Im Nachhinein stellt sich die Frage: Wann war der „Tipping-Point“, jener Kipppunkt, an dem alles ins Rutschen gerät und die ganze Sache unwiderruflich die Richtung ändert? Vielleicht war es, als der Mafiaboss seinem Anwalt mit all der grausigen Lässigkeit des Stärkeren einfach so hinrotzt: „Warum hechelst du so?“ Björn Diemel (Tom Schilling), der Anwalt, er atmet ein, er atmet aus. Streng nach Lehrbuch, wie es ihm ein Achtsamkeitstrainer beigebracht hat.
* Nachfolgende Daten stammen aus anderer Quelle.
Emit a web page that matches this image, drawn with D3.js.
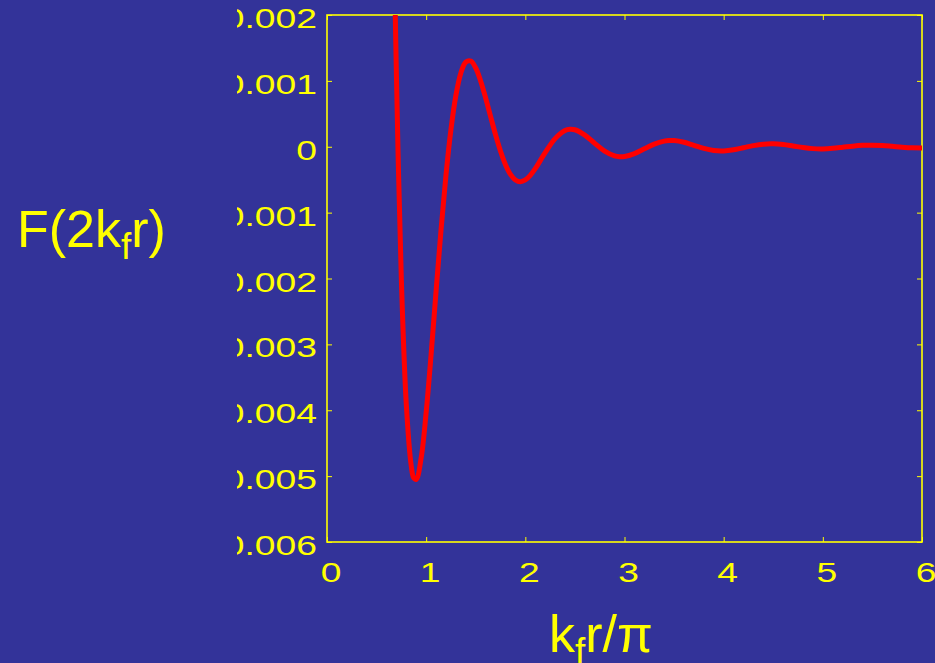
<!DOCTYPE html>
<html lang="en">
<head>
    <meta charset="UTF-8">
    <title>F(2kfr)</title>
    <style>
        html, body { margin: 0; padding: 0; background: rgb(51,51,153); }
        svg { display: block; }
        text { font-family: "Liberation Sans", Arial, sans-serif; fill: #ffff00; }
    </style>
</head>
<body>
    <div id="chart"></div>

    <script src="https://d3js.org/d3.v7.min.js"></script>
    <script>
        const w = 935;
        const h = 663;

        // tick values and labels
        const xTicks = [0, 1, 2, 3, 4, 5, 6];
        const xTickLabels = ['0', '1', '2', '3', '4', '5', '6'];
        const yTicks = [0.002, 0.001, 0, -0.001, -0.002, -0.003, -0.004, -0.005, -0.006];
        const yTickLabels = ['0.002', '0.001', '0', '-0.001', '-0.002', '-0.003', '-0.004', '-0.005', '-0.006'];

        // curve: kf r / pi  vs  F(2 kf r)
        const kfrOverPi = [0.66, 0.68, 0.69, 0.70, 0.72, 0.75, 0.80, 0.85, 0.875, 0.90, 0.95,
            1.00, 1.05, 1.10, 1.15, 1.20, 1.25, 1.30, 1.35, 1.40, 1.45, 1.50, 1.55, 1.60, 1.65,
            1.70, 1.75, 1.80, 1.85, 1.90, 1.95, 2.00, 2.05, 2.10, 2.20, 2.30, 2.40, 2.45, 2.50,
            2.60, 2.70, 2.80, 2.90, 2.95, 3.00, 3.10, 3.20, 3.30, 3.40, 3.45, 3.50, 3.60, 3.70,
            3.80, 3.90, 4.00, 4.10, 4.20, 4.30, 4.40, 4.50, 4.60, 4.70, 4.80, 4.90, 5.00, 5.10,
            5.20, 5.30, 5.40, 5.50, 5.60, 5.70, 5.80, 5.90, 6.00];
        const fValues = [0.00466, 0.00274, 0.00188, 0.00109, -0.00032, -0.00203, -0.00392, -0.00485, -0.00503, -0.00505, -0.00472,
            -0.00403, -0.00315, -0.00219, -0.00126, -0.000427, 0.000263, 0.000781, 0.00112, 0.001287, 0.001302, 0.001195, 0.000995, 0.000739, 0.000458,
            0.000181, -0.0000684, -0.000272, -0.000419, -0.000504, -0.000531, -0.000504, -0.000434, -0.000333, -0.0000909, 0.000124, 0.000247, 0.000266, 0.000258,
            0.000177, 0.0000518, -0.0000667, -0.000139, -0.000152, -0.000149, -0.000105, -0.0000322, 0.0000398, 0.0000858, 0.0000948, 0.0000940, 0.0000677, 0.0000213,
            -0.0000256, -0.0000566, -0.0000630, -0.0000460, -0.0000149, 0.0000175, 0.0000393, 0.0000442, 0.0000327, 0.0000107, -0.0000124, -0.0000284, -0.0000323, -0.0000240,
            -0.0000080, 0.0000091, 0.0000212, 0.0000242, 0.0000182, 0.0000061, -0.0000069, -0.0000162, -0.0000187];

        const dataset = kfrOverPi.map((d, i) => ({ x: d, y: fValues[i] }));

        const plot = { left: 327, right: 922, top: 15, bottom: 542 };

        const xScale = d3.scaleLinear()
            .domain([0, 6])
            .range([plot.left, plot.right]);

        const yScale = d3.scaleLinear()
            .domain([-0.006, 0.002])
            .range([plot.bottom, plot.top]);

        const svg = d3.select('#chart')
            .append('svg')
            .attr('width', w)
            .attr('height', h);

        svg.append('rect')
            .attr('width', w)
            .attr('height', h)
            .attr('fill', 'rgb(51,51,153)');

        const defs = svg.append('defs');
        defs.append('clipPath').attr('id', 'plot-clip')
            .append('rect')
            .attr('x', plot.left)
            .attr('y', plot.top)
            .attr('width', plot.right - plot.left)
            .attr('height', plot.bottom - plot.top);
        // the figure was cropped on the left: y labels are cut off
        defs.append('clipPath').attr('id', 'label-clip')
            .append('rect')
            .attr('x', 237)
            .attr('y', 0)
            .attr('width', w - 237)
            .attr('height', h);

        // tick marks, inward on all four sides
        const tickLen = 5;
        const axisStyle = g => {
            g.select('.domain').remove();
            g.selectAll('.tick line').attr('stroke', '#ffff00').attr('stroke-width', 1);
            g.selectAll('.tick text').remove();
        };
        svg.append('g')
            .attr('transform', `translate(0,${plot.bottom})`)
            .call(d3.axisBottom(xScale).tickValues(xTicks).tickSize(-tickLen))
            .call(axisStyle);
        svg.append('g')
            .attr('transform', `translate(0,${plot.top})`)
            .call(d3.axisTop(xScale).tickValues(xTicks).tickSize(-tickLen))
            .call(axisStyle);
        svg.append('g')
            .attr('transform', `translate(${plot.left},0)`)
            .call(d3.axisLeft(yScale).tickValues(yTicks).tickSize(-tickLen))
            .call(axisStyle);
        svg.append('g')
            .attr('transform', `translate(${plot.right},0)`)
            .call(d3.axisRight(yScale).tickValues(yTicks).tickSize(-tickLen))
            .call(axisStyle);

        // frame
        svg.append('rect')
            .attr('x', plot.left)
            .attr('y', plot.top)
            .attr('width', plot.right - plot.left)
            .attr('height', plot.bottom - plot.top)
            .attr('fill', 'none')
            .attr('stroke', '#ffff00')
            .attr('stroke-width', 1.6);

        // tick labels (horizontally stretched like the pasted figure)
        const stretch = 1.33;
        svg.append('g')
            .attr('clip-path', 'url(#label-clip)')
            .selectAll('text')
            .data(yTicks)
            .enter()
            .append('text')
            .attr('transform', d => `translate(317,${yScale(d) + 13}) scale(${stretch},1)`)
            .attr('text-anchor', 'end')
            .style('font-size', '28px')
            .text((d, i) => yTickLabels[i]);

        svg.append('g')
            .selectAll('text')
            .data(xTicks)
            .enter()
            .append('text')
            .attr('transform', d => `translate(${xScale(d) + 4},581.5) scale(${stretch},1)`)
            .attr('text-anchor', 'middle')
            .style('font-size', '28px')
            .text((d, i) => xTickLabels[i]);

        // the curve
        const line = d3.line()
            .x(d => xScale(d.x))
            .y(d => yScale(d.y))
            .curve(d3.curveCatmullRom.alpha(0.5));

        svg.append('path')
            .datum(dataset)
            .attr('clip-path', 'url(#plot-clip)')
            .attr('d', line)
            .attr('fill', 'none')
            .attr('stroke', '#ff0000')
            .attr('stroke-width', 5)
            .attr('stroke-linejoin', 'round');

        // axis titles
        const yTitle = svg.append('text')
            .attr('x', 17)
            .attr('y', 247)
            .style('font-size', '52px');
        yTitle.append('tspan').text('F(2k');
        yTitle.append('tspan').attr('dy', 12).style('font-size', '37px').text('f');
        yTitle.append('tspan').attr('dy', -12).text('r)');

        const xTitle = svg.append('text')
            .attr('x', 549)
            .attr('y', 652)
            .style('font-size', '52px');
        xTitle.append('tspan').text('k');
        xTitle.append('tspan').attr('dy', 12).style('font-size', '37px').text('f');
        xTitle.append('tspan').attr('dy', -12).text('r/\u03c0');
    </script>
</body>
</html>
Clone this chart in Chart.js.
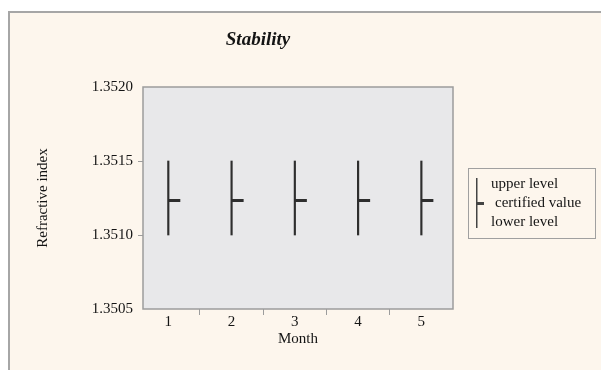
<!DOCTYPE html>
<html><head><meta charset="utf-8">
<script src="https://cdn.jsdelivr.net/npm/chart.js@4/dist/chart.umd.min.js"></script>
<style>html,body{margin:0;padding:0;background:#fff;overflow:hidden;}</style>
</head><body>
<canvas id="c" width="601" height="370"></canvas>
<script>
const months = [1, 2, 3, 4, 5];
const xTickLabels = ['1', '2', '3', '4', '5'];
const upperLevel = [1.3515, 1.3515, 1.3515, 1.3515, 1.3515];
const lowerLevel = [1.3510, 1.3510, 1.3510, 1.3510, 1.3510];
const certifiedValue = [1.35123, 1.35123, 1.35123, 1.35123, 1.35123];
const yTickValues = [1.3505, 1.3510, 1.3515, 1.3520];
const legendLabels = ['upper level', 'certified value', 'lower level'];
const chartTitle = 'Stability';
const xTitle = 'Month';
const yTitle = 'Refractive index';

const SERIF = '"Liberation Serif", "DejaVu Serif", serif';
const INK = '#141414';
const LINE = '#2e2e2e';
const GRAYB = '#9c9c9c';

// dash marker: drawn to the right of the point
const dash = document.createElement('canvas');
dash.width = 26; dash.height = 3;
(function(){ const g = dash.getContext('2d'); g.fillStyle = LINE; g.fillRect(13, 0, 12, 3); })();

const decor = {
  id: 'decor',
  beforeDraw(chart) {
    const ctx = chart.ctx, a = chart.chartArea;
    ctx.save();
    ctx.fillStyle = '#fff';
    ctx.fillRect(0, 0, chart.width, chart.height);
    ctx.fillStyle = '#a6a6a6';
    ctx.fillRect(8, 11, chart.width, chart.height);
    ctx.fillStyle = '#fdf6ed';
    ctx.fillRect(10, 13, chart.width, chart.height);
    ctx.fillStyle = '#e8e8ea';
    ctx.fillRect(a.left, a.top, a.right - a.left, a.bottom - a.top);
    ctx.restore();
  },
  afterDraw(chart) {
    const ctx = chart.ctx, a = chart.chartArea;
    ctx.save();
    ctx.strokeStyle = GRAYB; ctx.lineWidth = 1.5;
    ctx.strokeRect(a.left, a.top, a.right - a.left, a.bottom - a.top);
    // title
    ctx.fillStyle = INK;
    ctx.font = 'bold italic 19px ' + SERIF;
    ctx.textAlign = 'center'; ctx.textBaseline = 'middle';
    ctx.fillText(chartTitle, 258, 40);
    // legend
    ctx.strokeStyle = '#a0a0a0'; ctx.lineWidth = 1;
    ctx.strokeRect(468.5, 168.5, 127, 70);
    ctx.fillStyle = '#444';
    ctx.fillRect(476, 178, 1.5, 50);
    ctx.fillRect(477, 202, 7, 3);
    ctx.fillStyle = INK;
    ctx.font = '15px ' + SERIF;
    ctx.textAlign = 'left';
    ctx.fillText(legendLabels[0], 491, 184);
    ctx.fillText(legendLabels[1], 495, 203);
    ctx.fillText(legendLabels[2], 491, 222);
    ctx.restore();
  }
};

new Chart(document.getElementById('c'), {
  type: 'bar',
  data: {
    datasets: [
      {
        type: 'bar',
        data: months.map((m, i) => ({ x: m, y: [lowerLevel[i], upperLevel[i]] })),
        backgroundColor: LINE,
        borderWidth: 0,
        barThickness: 1.5,
        grouped: false,
        order: 2
      },
      {
        type: 'scatter',
        data: months.map((m, i) => ({ x: m, y: certifiedValue[i] })),
        pointStyle: dash,
        pointRadius: 6,
        pointHoverRadius: 6,
        order: 1
      }
    ]
  },
  options: {
    responsive: false,
    animation: false,
    events: [],
    layout: { padding: { left: 9, top: 87, right: 148, bottom: 0 } },
    plugins: { legend: { display: false }, tooltip: { enabled: false }, title: { display: false } },
    scales: {
      x: {
        type: 'linear',
        offset: false,
        min: 0.6, max: 5.5,
        afterBuildTicks: s => {
          const t = [];
          months.forEach((m, i) => { t.push({ value: m }); if (i < months.length - 1) t.push({ value: (m + months[i + 1]) / 2 }); });
          s.ticks = t;
        },
        afterFit: s => { s.height = 61; },
        ticks: {
          autoSkip: false, maxRotation: 0, padding: -2,
          color: INK, font: { family: SERIF, size: 15 },
          callback: v => { const k = months.indexOf(v); return k >= 0 ? xTickLabels[k] : ''; }
        },
        grid: {
          offset: false,
          drawOnChartArea: false, drawTicks: true, tickLength: 6, tickWidth: 1,
          tickColor: ctx => (ctx.tick && months.indexOf(ctx.tick.value) >= 0) ? 'rgba(0,0,0,0)' : GRAYB
        },
        border: { display: false },
        title: { display: true, text: xTitle, color: INK, font: { family: SERIF, size: 15 }, padding: { top: 0, bottom: 22 } }
      },
      y: {
        min: 1.3505, max: 1.3520,
        afterBuildTicks: s => { s.ticks = yTickValues.map(v => ({ value: v })); },
        afterFit: s => { s.width = 134; },
        ticks: { padding: 5, color: INK, font: { family: SERIF, size: 15 }, callback: v => Number(v).toFixed(4) },
        grid: {
          drawOnChartArea: false, drawTicks: true, tickLength: 5, tickWidth: 1,
          tickColor: ctx => (ctx.index === 0 || ctx.index === yTickValues.length - 1) ? 'rgba(0,0,0,0)' : GRAYB
        },
        border: { display: false },
        title: { display: true, text: yTitle, color: INK, font: { family: SERIF, size: 15 }, padding: { top: 25, bottom: 0 } }
      }
    }
  },
  plugins: [decor]
});
</script>
</body></html>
Der kam zum Zug, weil Björn seit Jahren auf Hochtouren fährt: In einer renommierten Anwaltskanzlei kümmert er sich „all-inclusive“ um die Belange des Mafiabosses Dragan Sergović (Sascha Geršak) – Geldwäsche inklusive. Belohnt wird die Drecksarbeit nicht, dafür hat er kaum Zeit für seine Familie. Die Eskalation beginnt bei einem Krisengespräch mit dem Mafiaboss. Und wie auf Knopfdruck setzt Björn sukzessive all das um, was sein Achtsamkeitscoach ihm geraten hat: Atmen, Zeitinseln nehmen, keine Anrufe beantworten.

Es folgt fast nebenbei das erste Todesopfer, aber Björn, der bleibt ruhig, konzentriert, ruht in sich selbst. Zwangsläufig beginnt sich die Spirale des Wahnsinns zu drehen, der Mafiaclan wird panisch, das Video eines Verbrechens taucht auf und die Polizei mischt auch mit. Und Björn? Er atmet ein, er atmet aus. Das absurd Komische gepaart mit einem unglaublich wendigen Hauptdarsteller ist die DNA der Serie: Tom Schilling wird zum Jongleur des Chaos, denkt, lenkt, improvisiert, durchbricht bisweilen die vierte Wand, spricht zum Publikum.

Ein Zelebrieren der Eskalation

In acht Teilen fährt man in der Serienumsetzung des Erfolgsromans von Karsten Dusse die Eskalationsstufen hoch und Björn seinen Puls runter. Die Klischeepalette wird zelebriert, überhöht und mit Genuss abgeräumt: der Achtsamkeitshype, die Mafia, genervte Ehefrau, alte weiße Männer in Führungspositionen, begriffsstutzige Polizisten. Und keine Frage, fabelhaft – Tom Schilling, der in Rekordzeit von der Hysterie in den Hybrismodus wechselt. Eine filigrane Lässigkeit, die vor allem von einem Wissen gespeist wird – es gibt kein Zurück mehr.

Bewertung: ●●●●○

„Achtsam Morden“ ist auf Netflix zu sehen.